» Given problem:
Output the material beneath this task exactly, images excluded.

>> Start Collected material

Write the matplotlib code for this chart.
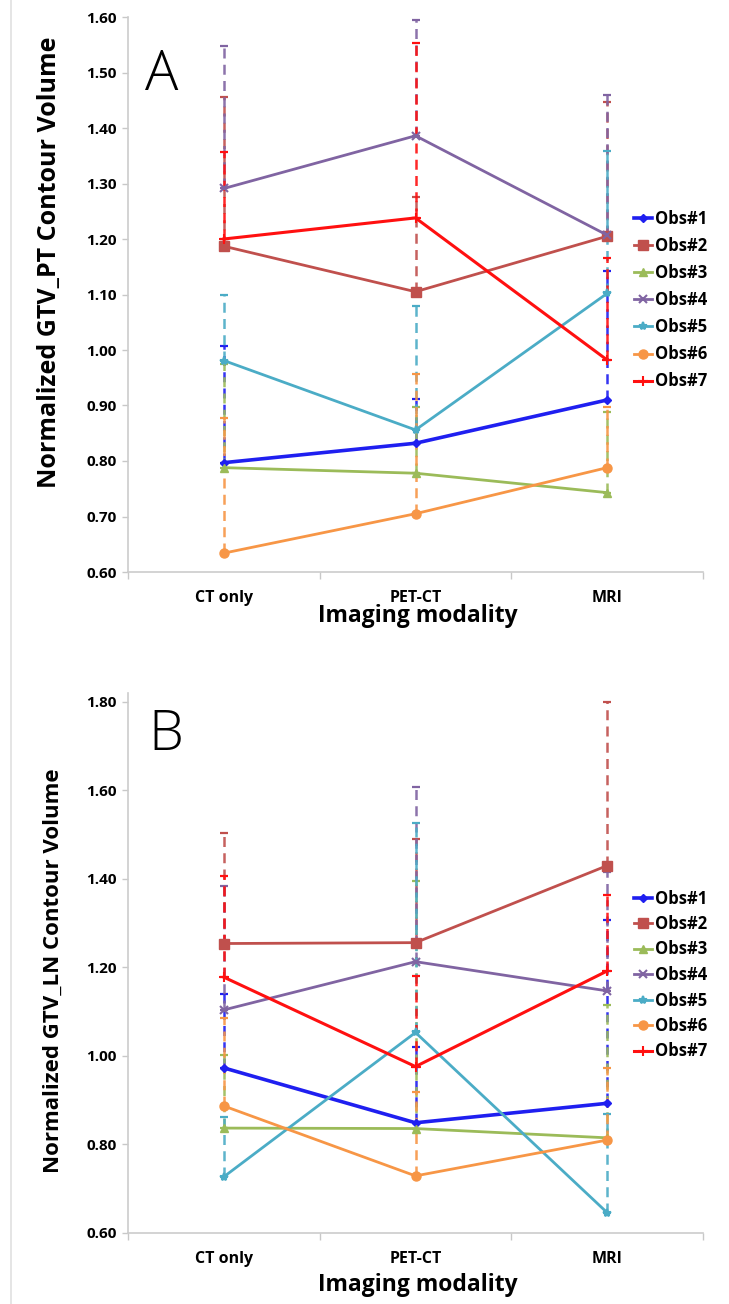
import numpy as np
import matplotlib
matplotlib.use("Agg")
import matplotlib.pyplot as plt
from matplotlib.lines import Line2D

plt.rcParams['font.family'] = ['Open Sans', 'DejaVu Sans']

categories = ["CT only", "PET-CT", "MRI"]
series_names = ["Obs#1", "Obs#2", "Obs#3", "Obs#4", "Obs#5", "Obs#6", "Obs#7"]

# Panel A: GTV_PT (means, and upper error bar ends)
a_obs1 = [0.797, 0.832, 0.910]
a_obs2 = [1.187, 1.105, 1.205]
a_obs3 = [0.788, 0.778, 0.743]
a_obs4 = [1.291, 1.386, 1.207]
a_obs5 = [0.981, 0.856, 1.102]
a_obs6 = [0.634, 0.705, 0.788]
a_obs7 = [1.200, 1.238, 0.982]
a_top1 = [1.008, 0.911, 1.142]
a_top2 = [1.455, 1.275, 1.446]
a_top3 = [0.975, 0.898, 0.889]
a_top4 = [1.547, 1.595, 1.459]
a_top5 = [1.100, 1.079, 1.359]
a_top6 = [0.878, 0.956, 0.898]
a_top7 = [1.356, 1.553, 1.166]

# Panel B: GTV_LN
b_obs1 = [0.973, 0.849, 0.893]
b_obs2 = [1.254, 1.256, 1.430]
b_obs3 = [0.837, 0.836, 0.815]
b_obs4 = [1.104, 1.213, 1.147]
b_obs5 = [0.727, 1.053, 0.646]
b_obs6 = [0.887, 0.729, 0.810]
b_obs7 = [1.178, 0.976, 1.192]
b_top1 = [1.140, 1.020, 1.308]
b_top2 = [1.504, 1.490, 1.800]
b_top3 = [1.002, 1.395, 1.115]
b_top4 = [1.383, 1.608, 1.416]
b_top5 = [0.862, 1.527, 0.868]
b_top6 = [1.086, 0.918, 0.973]
b_top7 = [1.407, 1.180, 1.364]

colors = ["#1F1FF0", "#C0504D", "#9BBB59", "#8064A2", "#4BACC6", "#F79646", "#FF1010"]
markers = ["D", "s", "^", "x", "*", "o", "+"]
msizes = [4.5, 6.5, 5.5, 6, 6, 6.5, 7]
lwidths = [2.6, 2.0, 2.0, 2.0, 2.0, 2.0, 2.2]

W, H = 729, 1304
fig = plt.figure(figsize=(W / 100, H / 100), dpi=100)


def fx(x):
    return x / W


def fy(y):
    return 1 - y / H


def panel(rect, means, tops, ylim, yticks, ylabel, ylabel_size, letter, letter_xy,
          ylabel_xy, xlabel_y, legend_y, lspacing):
    ax = fig.add_axes(rect)
    x = np.arange(len(categories))
    for i in range(len(means)):
        m = np.array(means[i])
        t = np.array(tops[i])
        eb = ax.errorbar(x, m, yerr=[np.zeros_like(m), t - m], fmt='none',
                         ecolor=colors[i], elinewidth=1.8, capsize=3.0,
                         capthick=1.6, zorder=2)
        for lc in eb[2]:
            lc.set_linestyle((0, (4, 2.5)))
            lc.set_alpha(0.9)
    for i in range(len(means)):
        mk = markers[i]
        ax.plot(x, means[i], color=colors[i], lw=lwidths[i], marker=mk,
                ms=msizes[i], mew=1.5 if mk in "x+*" else 1.0,
                mec=colors[i], mfc=colors[i], zorder=3)
    ax.set_xlim(-0.5, 2.5)
    ax.set_ylim(*ylim)
    ax.set_yticks(yticks)
    ax.set_yticklabels(["%.2f" % v for v in yticks], fontsize=11, fontweight='bold')
    ax.set_xticks([-0.5, 0.5, 1.5, 2.5])
    ax.set_xticklabels([])
    ax.set_xticks(x, minor=True)
    ax.set_xticklabels(categories, minor=True, fontsize=11.5, fontweight='bold')
    ax.tick_params(axis='x', which='minor', length=0, pad=13)
    ax.tick_params(axis='x', which='major', length=5, color='#C8C8C8', width=1)
    ax.tick_params(axis='y', length=4, color='#C8C8C8', width=1, pad=4)
    for s in ['top', 'right']:
        ax.spines[s].set_visible(False)
    for s in ['left', 'bottom']:
        ax.spines[s].set_color('#CCCCCC')
        ax.spines[s].set_linewidth(1.2)
    fig.text(fx(418), fy(xlabel_y), "Imaging modality", ha='center', va='center',
             fontsize=16.5, fontweight='bold')
    fig.text(fx(ylabel_xy[0]), fy(ylabel_xy[1]), ylabel, rotation=90, ha='center',
             va='center', fontsize=ylabel_size, fontweight='bold')
    fig.text(fx(letter_xy[0]), fy(letter_xy[1]), letter, ha='left', va='center',
             fontsize=40, fontweight='light')
    handles = [Line2D([0], [0], color=colors[i], lw=lwidths[i], marker=markers[i],
                      ms=msizes[i], mew=1.5 if markers[i] in "x+*" else 1.0)
               for i in range(len(means))]
    fig.legend(handles, series_names, loc='center left',
               bbox_to_anchor=(fx(634), fy(legend_y)), frameon=False,
               handlelength=1.1, handletextpad=0.15, borderpad=0,
               borderaxespad=0, labelspacing=lspacing,
               prop={'size': 12, 'weight': 'bold'})
    return ax


panel([fx(128), fy(572), fx(703) - fx(128), (572 - 17) / H],
      [a_obs1, a_obs2, a_obs3, a_obs4, a_obs5, a_obs6, a_obs7],
      [a_top1, a_top2, a_top3, a_top4, a_top5, a_top6, a_top7],
      (0.60, 1.60), np.round(np.arange(0.60, 1.601, 0.10), 2),
      "Normalized GTV_PT Contour Volume", 18, "A", (145, 75), (50, 262), 616, 300, 0.55)

panel([fx(128), fy(1233), fx(703) - fx(128), (1233 - 693) / H],
      [b_obs1, b_obs2, b_obs3, b_obs4, b_obs5, b_obs6, b_obs7],
      [b_top1, b_top2, b_top3, b_top4, b_top5, b_top6, b_top7],
      (0.60, 1.82), np.round(np.arange(0.60, 1.801, 0.20), 2),
      "Normalized GTV_LN Contour Volume", 16, "B", (148, 736), (53, 971), 1285, 975, 0.45)

fig.add_artist(Line2D([fx(11), fx(11)], [0, 1], color='#E0E0E0', lw=1.2))

fig.savefig("out.png", dpi=100)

>> End Collected material

» Result of this exercise:
Write the matplotlib code for this chart.
import numpy as np
import matplotlib
matplotlib.use("Agg")
import matplotlib.pyplot as plt
from matplotlib.lines import Line2D

plt.rcParams['font.family'] = ['Open Sans', 'DejaVu Sans']

categories = ["CT only", "PET-CT", "MRI"]
series_names = ["Obs#1", "Obs#2", "Obs#3", "Obs#4", "Obs#5", "Obs#6", "Obs#7"]

# Panel A: GTV_PT (means, and upper error bar ends)
a_obs1 = [0.797, 0.832, 0.910]
a_obs2 = [1.187, 1.105, 1.205]
a_obs3 = [0.788, 0.778, 0.743]
a_obs4 = [1.291, 1.386, 1.207]
a_obs5 = [0.981, 0.856, 1.102]
a_obs6 = [0.634, 0.705, 0.788]
a_obs7 = [1.200, 1.238, 0.982]
a_top1 = [1.008, 0.911, 1.142]
a_top2 = [1.455, 1.275, 1.446]
a_top3 = [0.975, 0.898, 0.889]
a_top4 = [1.547, 1.595, 1.459]
a_top5 = [1.100, 1.079, 1.359]
a_top6 = [0.878, 0.956, 0.898]
a_top7 = [1.356, 1.553, 1.166]

# Panel B: GTV_LN
b_obs1 = [0.973, 0.849, 0.893]
b_obs2 = [1.254, 1.256, 1.430]
b_obs3 = [0.837, 0.836, 0.815]
b_obs4 = [1.104, 1.213, 1.147]
b_obs5 = [0.727, 1.053, 0.646]
b_obs6 = [0.887, 0.729, 0.810]
b_obs7 = [1.178, 0.976, 1.192]
b_top1 = [1.140, 1.020, 1.308]
b_top2 = [1.504, 1.490, 1.800]
b_top3 = [1.002, 1.395, 1.115]
b_top4 = [1.383, 1.608, 1.416]
b_top5 = [0.862, 1.527, 0.868]
b_top6 = [1.086, 0.918, 0.973]
b_top7 = [1.407, 1.180, 1.364]

colors = ["#1F1FF0", "#C0504D", "#9BBB59", "#8064A2", "#4BACC6", "#F79646", "#FF1010"]
markers = ["D", "s", "^", "x", "*", "o", "+"]
msizes = [4.5, 6.5, 5.5, 6, 6, 6.5, 7]
lwidths = [2.6, 2.0, 2.0, 2.0, 2.0, 2.0, 2.2]

W, H = 729, 1304
fig = plt.figure(figsize=(W / 100, H / 100), dpi=100)


def fx(x):
    return x / W


def fy(y):
    return 1 - y / H


def panel(rect, means, tops, ylim, yticks, ylabel, ylabel_size, letter, letter_xy,
          ylabel_xy, xlabel_y, legend_y, lspacing):
    ax = fig.add_axes(rect)
    x = np.arange(len(categories))
    for i in range(len(means)):
        m = np.array(means[i])
        t = np.array(tops[i])
        eb = ax.errorbar(x, m, yerr=[np.zeros_like(m), t - m], fmt='none',
                         ecolor=colors[i], elinewidth=1.8, capsize=3.0,
                         capthick=1.6, zorder=2)
        for lc in eb[2]:
            lc.set_linestyle((0, (4, 2.5)))
            lc.set_alpha(0.9)
    for i in range(len(means)):
        mk = markers[i]
        ax.plot(x, means[i], color=colors[i], lw=lwidths[i], marker=mk,
                ms=msizes[i], mew=1.5 if mk in "x+*" else 1.0,
                mec=colors[i], mfc=colors[i], zorder=3)
    ax.set_xlim(-0.5, 2.5)
    ax.set_ylim(*ylim)
    ax.set_yticks(yticks)
    ax.set_yticklabels(["%.2f" % v for v in yticks], fontsize=11, fontweight='bold')
    ax.set_xticks([-0.5, 0.5, 1.5, 2.5])
    ax.set_xticklabels([])
    ax.set_xticks(x, minor=True)
    ax.set_xticklabels(categories, minor=True, fontsize=11.5, fontweight='bold')
    ax.tick_params(axis='x', which='minor', length=0, pad=13)
    ax.tick_params(axis='x', which='major', length=5, color='#C8C8C8', width=1)
    ax.tick_params(axis='y', length=4, color='#C8C8C8', width=1, pad=4)
    for s in ['top', 'right']:
        ax.spines[s].set_visible(False)
    for s in ['left', 'bottom']:
        ax.spines[s].set_color('#CCCCCC')
        ax.spines[s].set_linewidth(1.2)
    fig.text(fx(418), fy(xlabel_y), "Imaging modality", ha='center', va='center',
             fontsize=16.5, fontweight='bold')
    fig.text(fx(ylabel_xy[0]), fy(ylabel_xy[1]), ylabel, rotation=90, ha='center',
             va='center', fontsize=ylabel_size, fontweight='bold')
    fig.text(fx(letter_xy[0]), fy(letter_xy[1]), letter, ha='left', va='center',
             fontsize=40, fontweight='light')
    handles = [Line2D([0], [0], color=colors[i], lw=lwidths[i], marker=markers[i],
                      ms=msizes[i], mew=1.5 if markers[i] in "x+*" else 1.0)
               for i in range(len(means))]
    fig.legend(handles, series_names, loc='center left',
               bbox_to_anchor=(fx(634), fy(legend_y)), frameon=False,
               handlelength=1.1, handletextpad=0.15, borderpad=0,
               borderaxespad=0, labelspacing=lspacing,
               prop={'size': 12, 'weight': 'bold'})
    return ax


panel([fx(128), fy(572), fx(703) - fx(128), (572 - 17) / H],
      [a_obs1, a_obs2, a_obs3, a_obs4, a_obs5, a_obs6, a_obs7],
      [a_top1, a_top2, a_top3, a_top4, a_top5, a_top6, a_top7],
      (0.60, 1.60), np.round(np.arange(0.60, 1.601, 0.10), 2),
      "Normalized GTV_PT Contour Volume", 18, "A", (145, 75), (50, 262), 616, 300, 0.55)

panel([fx(128), fy(1233), fx(703) - fx(128), (1233 - 693) / H],
      [b_obs1, b_obs2, b_obs3, b_obs4, b_obs5, b_obs6, b_obs7],
      [b_top1, b_top2, b_top3, b_top4, b_top5, b_top6, b_top7],
      (0.60, 1.82), np.round(np.arange(0.60, 1.801, 0.20), 2),
      "Normalized GTV_LN Contour Volume", 16, "B", (148, 736), (53, 971), 1285, 975, 0.45)

fig.add_artist(Line2D([fx(11), fx(11)], [0, 1], color='#E0E0E0', lw=1.2))

fig.savefig("out.png", dpi=100)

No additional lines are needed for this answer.